The Capital Region’s Climate Readiness Collaborative held their Sacramento Valley Regional Climate Symposium at UC Davis on Wednesday night. After a full day of discussing climate action, participants we invited to a reception and a science-to-action demonstration of climate resiliency at Indigo Architect’s award-winning zero-net-energy office. About 60 attendees of the symposium attended the complimentary reception and took a tour of Indigo Architect’s award winning office at 909 5th Street.
The tour highlighted Indigo’s unique methodology toward designing Zero-Net Energy buildings, including the large water filled columns that help to passively heat and cool the building. The tour also showed that Indigo didn’t sacrifice aesthetics for the sustainability features of the roughly 4,000-square-foot building and adding to the green theme, they used local, recycled, and renewable materials whenever possible.
The symposium discussed the latest International Panel on Climate Change’s (IPCC) Fifth Assessment Report. It confirms the necessity for immediate and sustained action on climate change, detailing how close we are to a turning point in the earth’s climate system.
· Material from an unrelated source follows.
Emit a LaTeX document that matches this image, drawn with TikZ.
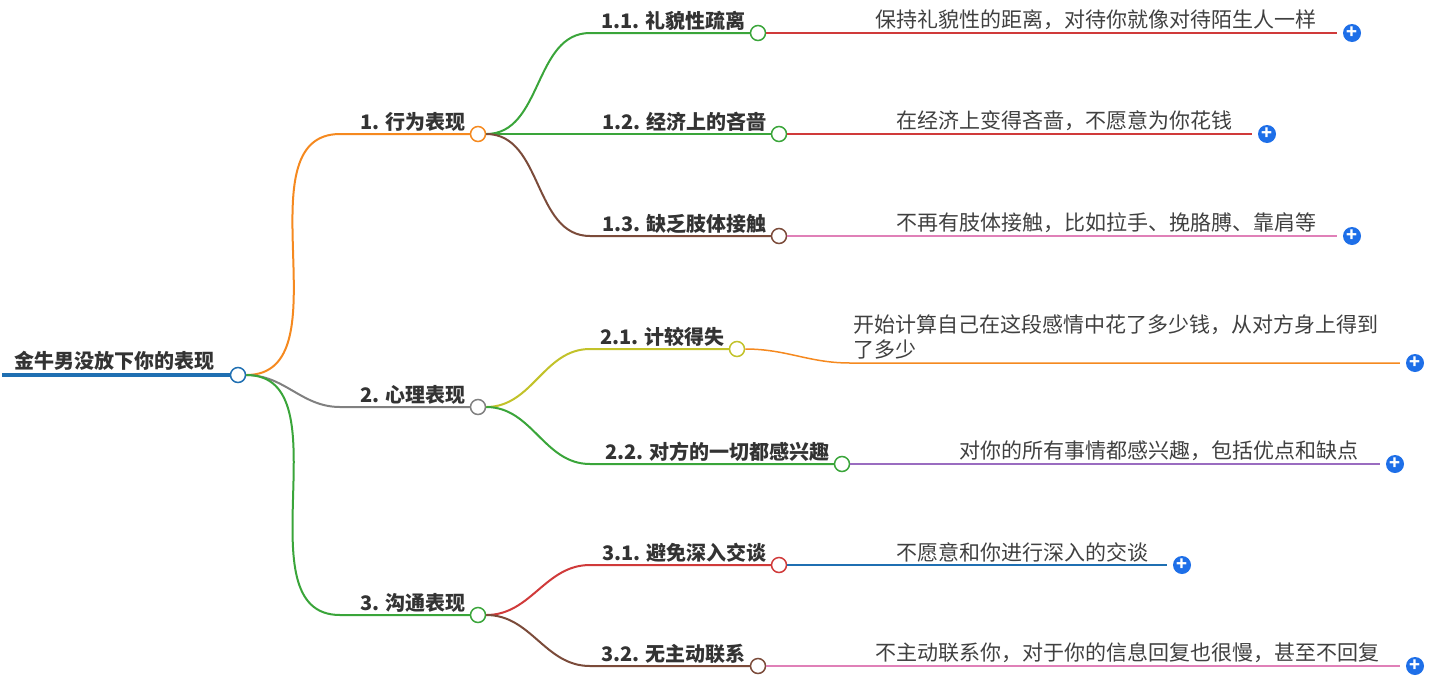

The underlying conclusion of the report is that we must stop burning fossil fuels, aiming for a complete phase-out by around 2050 (The Climate Reality Project). One key way to do that is to reduce and ultimately phase out the CO2 emissions produced by the building sector by transforming the way buildings are designed, built, and operated. This fact led former Gov. Jerry Brown to mandate that all California state owned buildings must be Zero-Net Energy (ZNE) by 2025.
As the climate continues to change, there will be more extreme summers and winters. Old, inefficient buildings will take more and more energy to heat and cool, increasing the amount of fossil fuels needs to keep the interior climates at a livable temperature. The building sector already creates almost half (44.6%) of the CO2 emissions in the United States. By comparison, all of transportation in the United States accounted for only 34.3% of CO2 emissions in 2017. (Architecture 2030) With this knowledge, Indigo has focused their designs to create climate-adapted, Zero-Net Energy Buildings. By manipulating sunlight, wind, and building materials, their buildings remain functional and comfortable for occupants, while using the least amount of energy as possible.
On the tour, Jon Hammond, a Principal Architect at Indigo explained, “We take energy from the outside environment and bring it into the building, whether it’s cooling energy or heating energy... We work from the understanding that earth’s systems are powered by sunlight, it’s also one of the most beautiful and powerful materials available to architects. Unlike wood, steel, and concrete, the supply of sunlight is free and boundless. Natural light provides building users with superior visual acuity, a sense of psychological well being, and dramatic energy savings. By using the power of nature keep our buildings naturally climate controlled, we can not only create a sustainable building but also a beautiful environment in which to live or work.”